Tatsächlich liegt bis zum heutigen Tag keine einzige Studie vor, die klar aufzeigt, dass ein Tempolimit auf deutschen Autobahnen auch auf nicht besonders unfallgefährdeten Abschnitten die Verkehrssicherheit erhöht.
Die wahren Gefahren liegen woanders. Die eigentliche Schwachstelle der Verkehrssicherheit sind die Landstraßen, auf denen sich 57 Prozent aller tödlichen Unfälle ereignen. Gleichzeitig ereignen sich 13 Prozent der Todesfälle auf Autobahnen und 30 Prozent auf innerörtlichen Straßen.
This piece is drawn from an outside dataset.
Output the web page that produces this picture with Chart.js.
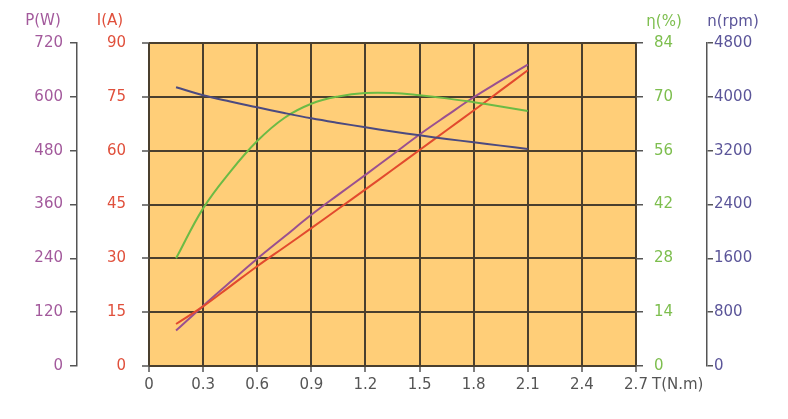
<!DOCTYPE html>
<html>
<head>
<meta charset="utf-8">
<script src="https://cdn.jsdelivr.net/npm/chart.js@4/dist/chart.umd.min.js"></script>
<style>
  html, body { margin: 0; padding: 0; background: #fff; }
  #wrap { width: 788px; height: 419px; position: relative; }
</style>
</head>
<body>
<div id="wrap"><canvas id="motorChart"></canvas></div>
<script>
// torque points (N.m)
const torque = [0.15, 0.3, 0.45, 0.6, 0.75, 0.9, 1.05, 1.2, 1.35, 1.5, 1.65, 1.8, 1.95, 2.1];
// speed n (rpm)
const speed = [4142, 4023, 3930, 3845, 3760, 3681, 3612, 3548, 3485, 3428, 3375, 3324, 3275, 3225];
// efficiency (%)
const efficiency = [28, 41, 50.5, 58.5, 64.5, 68.2, 70.1, 71, 71, 70.4, 69.6, 68.6, 67.5, 66.3];
// current I (A)
const current = [11.7, 16.6, 22.2, 27.8, 33.1, 38.4, 43.8, 49.2, 54.7, 60.2, 65.7, 71.2, 76.8, 82.4];
// power P (W)
const power = [79, 134, 187, 239, 288, 337, 382, 426, 471, 516, 558, 599, 636, 672];

const pts = (ys) => torque.map((t, i) => ({ x: t, y: ys[i] }));

Chart.defaults.font.family = 'DejaVu Sans';
Chart.defaults.font.size = 15;

const gridCol = '#4a3f2e';
const axisCol = '#555555';

// orange plot background + axis titles
const decor = {
  id: 'decor',
  beforeDraw(chart) {
    const { ctx, chartArea: a } = chart;
    ctx.save();
    ctx.fillStyle = '#FFCE78';
    ctx.fillRect(a.left, a.top, a.right - a.left, a.bottom - a.top);
    ctx.restore();
  },
  afterDraw(chart) {
    const { ctx, chartArea: a } = chart;
    ctx.save();
    ctx.font = '15px "DejaVu Sans"';
    ctx.textBaseline = 'middle';
    ctx.textAlign = 'center';
    ctx.fillStyle = '#A35A9C'; ctx.fillText('P(W)', 43, 21);
    ctx.fillStyle = '#E0503C'; ctx.fillText('I(A)', 110, 21);
    ctx.fillStyle = '#7DBE4E'; ctx.fillText('η(%)', 664, 22);
    ctx.fillStyle = '#5B5599'; ctx.fillText('n(rpm)', 733, 22);
    ctx.textAlign = 'left';
    ctx.fillStyle = '#555555'; ctx.fillText('T(N.m)', a.right + 16, 385);
    ctx.restore();
  }
};

const lineDs = (label, data, color, axis) => ({
  label, data: pts(data), yAxisID: axis, xAxisID: 'x',
  borderColor: color, borderWidth: 2, pointRadius: 0,
  tension: 0.4, fill: false
});

const plain = (v) => String(v);

new Chart(document.getElementById('motorChart'), {
  type: 'line',
  data: {
    datasets: [
      lineDs('n', speed, '#4B4A80', 'yN'),
      lineDs('η', efficiency, '#6CBB45', 'yE'),
      lineDs('I', current, '#E24A2E', 'yI'),
      lineDs('P', power, '#9A5090', 'yP')
    ]
  },
  options: {
    responsive: true,
    maintainAspectRatio: false,
    animation: false,
    devicePixelRatio: 1,
    layout: { padding: { top: 43, left: 0, right: 0, bottom: 0 } },
    plugins: { legend: { display: false }, tooltip: { enabled: false } },
    scales: {
      x: {
        type: 'linear', position: 'bottom', min: 0, max: 2.7,
        afterFit: (s) => { s.height = 53; },
        ticks: {
          stepSize: 0.3, color: '#555555', padding: 4, maxRotation: 0,
          callback: (v) => (Math.abs(v) < 1e-9 ? '0' : Number(v).toFixed(1))
        },
        grid: { color: gridCol, lineWidth: 2, tickLength: 6, tickColor: axisCol, tickWidth: 1.5 },
        border: { display: false }
      },
      yI: {
        position: 'left', weight: 0, min: 0, max: 90,
        afterFit: (s) => { s.width = 72; },
        ticks: { stepSize: 15, color: '#E0503C', padding: 16, callback: plain },
        grid: { color: gridCol, lineWidth: 2, tickLength: 7, tickColor: axisCol, tickWidth: 1.5 },
        border: { display: false }
      },
      yP: {
        position: 'left', weight: 1, min: 0, max: 720,
        afterFit: (s) => { s.width = 77; },
        ticks: { stepSize: 120, color: '#A35A9C', padding: 7, callback: plain },
        grid: { drawOnChartArea: false, color: axisCol, lineWidth: 1.5, tickLength: 7 },
        border: { display: true, color: axisCol, width: 1.5 }
      },
      yE: {
        position: 'right', weight: 0, min: 0, max: 84,
        afterFit: (s) => { s.width = 71; },
        ticks: { stepSize: 14, color: '#7DBE4E', padding: 11, callback: plain },
        grid: { drawOnChartArea: false, color: axisCol, lineWidth: 1.5, tickLength: 7 },
        border: { display: false }
      },
      yN: {
        position: 'right', weight: 1, min: 0, max: 4800,
        afterFit: (s) => { s.width = 81; },
        ticks: { stepSize: 800, color: '#5B5599', padding: 1, callback: plain },
        grid: { drawOnChartArea: false, color: axisCol, lineWidth: 1.5, tickLength: 6 },
        border: { display: true, color: axisCol, width: 1.5 }
      }
    }
  },
  plugins: [decor]
});
</script>
</body>
</html>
Bezogen auf 1.000 Streckenkilometer ereignen sich auf Autobahnen 13, auf innerörtlichen Straßen 50 und auf Landstraßen 166 Unfälle.
Während den Autobahnen in der öffentlichen Wahrnehmung das größte Risikopotenzial zugeschrieben wird, sind sie die mit Abstand sichersten Straßen in Deutschland und zählen zu den sichersten weltweit.
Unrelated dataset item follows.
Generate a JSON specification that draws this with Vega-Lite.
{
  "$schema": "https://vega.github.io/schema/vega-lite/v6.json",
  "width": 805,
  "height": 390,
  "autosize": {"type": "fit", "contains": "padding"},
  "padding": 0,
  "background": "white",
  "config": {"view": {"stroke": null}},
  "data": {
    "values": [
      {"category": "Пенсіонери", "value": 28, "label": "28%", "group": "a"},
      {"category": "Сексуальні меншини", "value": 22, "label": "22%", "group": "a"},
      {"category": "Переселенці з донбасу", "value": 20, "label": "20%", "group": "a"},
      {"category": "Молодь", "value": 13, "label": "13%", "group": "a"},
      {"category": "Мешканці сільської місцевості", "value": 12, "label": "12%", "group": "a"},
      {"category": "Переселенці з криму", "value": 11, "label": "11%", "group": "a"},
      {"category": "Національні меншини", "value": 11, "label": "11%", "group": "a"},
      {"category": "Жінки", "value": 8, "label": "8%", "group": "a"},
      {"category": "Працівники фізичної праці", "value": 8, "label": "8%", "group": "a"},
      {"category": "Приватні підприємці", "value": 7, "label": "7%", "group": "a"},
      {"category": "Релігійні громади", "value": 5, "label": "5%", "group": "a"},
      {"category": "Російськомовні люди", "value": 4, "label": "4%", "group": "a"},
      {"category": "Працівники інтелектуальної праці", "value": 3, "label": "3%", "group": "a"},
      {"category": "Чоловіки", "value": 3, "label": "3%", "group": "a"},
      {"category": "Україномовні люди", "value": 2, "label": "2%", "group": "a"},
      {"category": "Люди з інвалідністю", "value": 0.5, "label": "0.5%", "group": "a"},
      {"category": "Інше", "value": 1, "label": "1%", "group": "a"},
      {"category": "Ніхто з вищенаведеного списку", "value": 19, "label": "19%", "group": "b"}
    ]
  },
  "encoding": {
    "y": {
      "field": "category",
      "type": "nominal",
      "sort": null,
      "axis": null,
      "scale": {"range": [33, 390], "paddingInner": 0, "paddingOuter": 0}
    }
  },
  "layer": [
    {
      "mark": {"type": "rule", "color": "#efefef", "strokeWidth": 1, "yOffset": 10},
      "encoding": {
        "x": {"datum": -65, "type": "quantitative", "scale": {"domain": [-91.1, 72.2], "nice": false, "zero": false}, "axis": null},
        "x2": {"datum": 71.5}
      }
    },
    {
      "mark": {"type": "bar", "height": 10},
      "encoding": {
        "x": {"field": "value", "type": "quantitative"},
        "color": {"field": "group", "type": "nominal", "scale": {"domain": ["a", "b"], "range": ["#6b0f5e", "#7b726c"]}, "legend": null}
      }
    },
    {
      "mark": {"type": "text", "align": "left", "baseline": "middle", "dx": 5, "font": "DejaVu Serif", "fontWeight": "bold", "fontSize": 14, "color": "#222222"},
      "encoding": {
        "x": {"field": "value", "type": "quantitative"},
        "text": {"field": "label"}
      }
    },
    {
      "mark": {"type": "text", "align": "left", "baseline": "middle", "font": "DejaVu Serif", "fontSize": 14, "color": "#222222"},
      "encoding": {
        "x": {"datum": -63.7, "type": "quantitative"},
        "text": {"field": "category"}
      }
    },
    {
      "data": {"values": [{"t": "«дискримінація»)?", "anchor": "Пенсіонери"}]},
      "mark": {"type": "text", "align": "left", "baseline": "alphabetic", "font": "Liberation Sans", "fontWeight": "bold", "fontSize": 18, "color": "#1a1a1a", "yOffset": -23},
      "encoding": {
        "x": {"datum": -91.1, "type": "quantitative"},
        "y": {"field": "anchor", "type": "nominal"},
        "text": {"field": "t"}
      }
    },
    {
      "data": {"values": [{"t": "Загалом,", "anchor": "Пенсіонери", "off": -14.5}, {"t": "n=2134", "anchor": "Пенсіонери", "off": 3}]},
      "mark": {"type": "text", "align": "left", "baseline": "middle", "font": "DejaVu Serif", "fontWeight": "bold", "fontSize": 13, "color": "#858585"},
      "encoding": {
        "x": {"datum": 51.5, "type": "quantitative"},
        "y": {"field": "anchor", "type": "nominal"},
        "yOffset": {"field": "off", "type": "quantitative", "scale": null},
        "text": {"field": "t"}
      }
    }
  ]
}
Die Aufgabe der Verkehrspolitik muss es sein, Maßnahmen gegen die wesentlichen Unfallursachen zu ergreifen. Hierzu zählen in erster Linie die Ablenkung durch Smartphones am Steuer, die von den Polizeibehörden noch konsequenter verfolgt werden muss, das Fahren unter Alkoholeinfluss und schwere Unfälle unter Beteiligung von Lkw. Alleine die Zahl der Verkehrstoten durch Auffahrunfälle mit Lkw wird auf deutlich über 300 geschätzt.
Zwar ist der Einbau von Notbremsassistenten in der EU seit 2015 Pflicht. Diese müssen bei einem stehenden Fahrzeug aber bloß eine Teilbremsung von zehn Stundenkilometern leisten und gelten – auch aus Rücksicht auf Speditionsunternehmen aus Osteuropa – lediglich für Neufahrzeuge. Das Ziel der Bundesregierung ist auch hier, schnellstmöglich eine flächendeckende Ausstattung der Lkw mit Notbremsassistenten durchzusetzen.
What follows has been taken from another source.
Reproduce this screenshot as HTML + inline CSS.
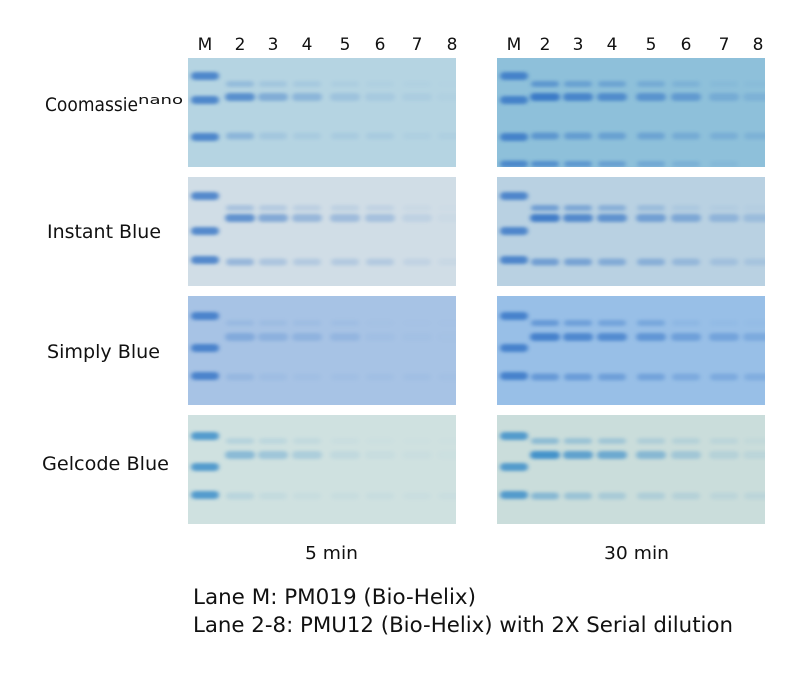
<!DOCTYPE html>
<html><head><meta charset="utf-8"><style>
body{margin:0;background:#fff;width:800px;height:680px;overflow:hidden;font-family:"DejaVu Sans","Liberation Sans",sans-serif}
svg{position:absolute;left:0;top:0}
</style></head><body>
<svg id="fig" width="800" height="680">
<defs>
<filter id="blur" x="-30%" y="-100%" width="160%" height="300%"><feGaussianBlur stdDeviation="2.2 1.6"/></filter>
</defs>
<g id="labels" fill="#111" font-family="DejaVu Sans, Liberation Sans, sans-serif">
<text x="45" y="111" font-size="19"><tspan textLength="93" lengthAdjust="spacingAndGlyphs">Coomassie</tspan><tspan font-size="12" dy="-7" textLength="45" lengthAdjust="spacingAndGlyphs">nano</tspan></text>
<text x="47" y="238" font-size="19" textLength="114" lengthAdjust="spacingAndGlyphs">Instant Blue</text>
<text x="47" y="358" font-size="19" textLength="113" lengthAdjust="spacingAndGlyphs">Simply Blue</text>
<text x="42" y="470" font-size="19" textLength="127" lengthAdjust="spacingAndGlyphs">Gelcode Blue</text>
<text x="305" y="559" font-size="18" textLength="53" lengthAdjust="spacingAndGlyphs">5 min</text>
<text x="604" y="559" font-size="18" textLength="65" lengthAdjust="spacingAndGlyphs">30 min</text>
<text x="193" y="604" font-size="21" textLength="283" lengthAdjust="spacingAndGlyphs">Lane M: PM019 (Bio-Helix)</text>
<text x="193" y="632" font-size="21" textLength="540" lengthAdjust="spacingAndGlyphs">Lane 2-8: PMU12 (Bio-Helix) with 2X Serial dilution</text>
</g>
<g id="gels"></g>
</svg>
<script>
const lanes=["M","2","3","4","5","6","7","8"];
const lanePosLeft=[205,240,273,307,345,380,417,452];
const lanePosRight=[514,545,578,612,651,686,724,758];
const rows=["coomassie","instant","simply","gelcode"];
const rowTop=[58,177,296,415];
const bg5=["#b5d4e2","#d0dde6","#a7c3e5","#cfe1e0"];
const bg30=["#8ec0da","#b9d1e2","#98bfe7","#cadddb"];
const main5=[[0.8,0.45,0.35,0.2,0.12,0.08,0.03],[0.8,0.55,0.4,0.35,0.3,0.12,0.03],[0.35,0.25,0.22,0.18,0.05,0.03,0.02],[0.5,0.35,0.25,0.1,0.05,0.03,0.02]];
const main30=[[1,0.85,0.75,0.65,0.55,0.3,0.2],[1,0.85,0.75,0.6,0.5,0.35,0.25],[0.9,0.8,0.75,0.6,0.45,0.4,0.3],[1,0.8,0.7,0.5,0.3,0.15,0.1]];
const upper30=[[0.6,0.45,0.4,0.3,0.2,0.08,0.05],[0.6,0.5,0.4,0.25,0.1,0.05,0.03],[0.55,0.45,0.4,0.35,0.1,0.05,0.03],[0.45,0.35,0.3,0.2,0.15,0.1,0.05]];
const lower30=[[0.6,0.5,0.45,0.4,0.3,0.25,0.2],[0.6,0.55,0.45,0.4,0.3,0.2,0.15],[0.55,0.5,0.45,0.4,0.3,0.3,0.25],[0.5,0.35,0.25,0.2,0.15,0.1,0.1]];
const lower5=[[0.35,0.15,0.1,0.1,0.1,0.05,0.05],[0.4,0.25,0.2,0.2,0.2,0.1,0.05],[0.15,0.08,0.05,0.05,0.05,0.05,0.03],[0.15,0.08,0.05,0.05,0.05,0.03,0.03]];
const markerY=[[18,42,79],[19,54,83],[20,52,80],[21,52,80]];
const mainY=[39,41,41,40];
const upperY=[26,31,27,26];
const lowerY=[78,85,81,81];
const gels=document.getElementById('gels');
const defs=document.querySelector('defs');
const NS="http://www.w3.org/2000/svg";
function mk(t,a){const e=document.createElementNS(NS,t);for(const k in a)e.setAttribute(k,a[k]);return e;}
function band(g,cx,y,w,h,op,col){const r=mk('rect',{x:cx-w/2,y:y-h/2,width:w,height:h,rx:h/2,fill:col,opacity:op*0.85,filter:'url(#blur)'});


g.appendChild(r);}
[[188,lanePosLeft,bg5,main5,lower5,"5min"],[497,lanePosRight,bg30,main30,lower30,"30min"]].forEach(([x0,pos,bg,mainA,lowA,tag],side)=>{
 lanes.forEach((l,i)=>{const t=mk('text',{x:pos[i],y:50,'text-anchor':'middle','font-size':'17',fill:'#111'});t.textContent=l;
 
 
 gels.appendChild(t);});
 rows.forEach((r,ri)=>{
  const top=rowTop[ri];
  const cid='c'+side+ri;
  const cp=mk('clipPath',{id:cid});cp.appendChild(mk('rect',{x:x0,y:top,width:268,height:109}));defs.appendChild(cp);
  const g=mk('g',{'clip-path':'url(#'+cid+')'});
  
  
  g.appendChild(mk('rect',{x:x0,y:top,width:268,height:109,fill:bg[ri]}));
  const col=ri==3?"#2f86c8":"#2e6fc4";
  markerY[ri].forEach(my=>band(g,pos[0],top+my,28,8,0.9,col));
  if(side==1&&ri==0){band(g,pos[0],top+106,28,7,0.8,col);}
  for(let j=0;j<7;j++){
   const cx=pos[j+1];
   band(g,cx,top+mainY[ri],30,8,mainA[ri][j],col);
   const up=side==1?upper30[ri][j]:mainA[ri][j]*0.35;
   band(g,cx,top+upperY[ri],28,6,up,col);
   band(g,cx,top+lowerY[ri],28,7,lowA[ri][j],col);
   if(side==1&&ri==0)band(g,cx,top+106,28,6,Math.max(0,0.7-j*0.12),col);
  }
  gels.appendChild(g);
 });
});
</script>
</body></html>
Am Ende der Debatte bleibt folgende Erkenntnis: Dass der Straßenverkehr langfristig reduziert, gebündelt und intelligent verteilt werden muss, ist unbestritten. Doch für dieses Ziel sind starre Tempolimits das völlig falsche Instrument.
Neue Bedienformen, Antriebsarten und Mobilitätsbedürfnisse sorgen dafür, dass es für die komplexen Mobilitätsfragen unserer Zeit keine einfachen Antworten gibt. So wie unsere Wirtschaft und Gesellschaft wird auch unser Verkehr komplexer und vielschichtiger. Unsere Verkehrsplanung muss es daher auch werden.
Wir brauchen flexible Tempolimits in Abhängigkeit vom jeweiligen Verkehrsaufkommen und den Witterungsbedingungen, eine intelligente Verkehrslenkung und günstige Rahmenbedingungen für die Antriebsformen und Verkehrsangebote der Zukunft.
Was wir nicht brauchen, ist ein starres Tempolimit, das von der Berliner Stadtautobahn bis zur Autobahn im Bayrischen Wald alle Straßen über einen Kamm schert. Denn das System der Richtgeschwindigkeit funktioniert und hat sich bewährt. Und überall dort, wo die Streckenführung es erfordert, wird es selbstverständlich auch ein Tempolimit geben.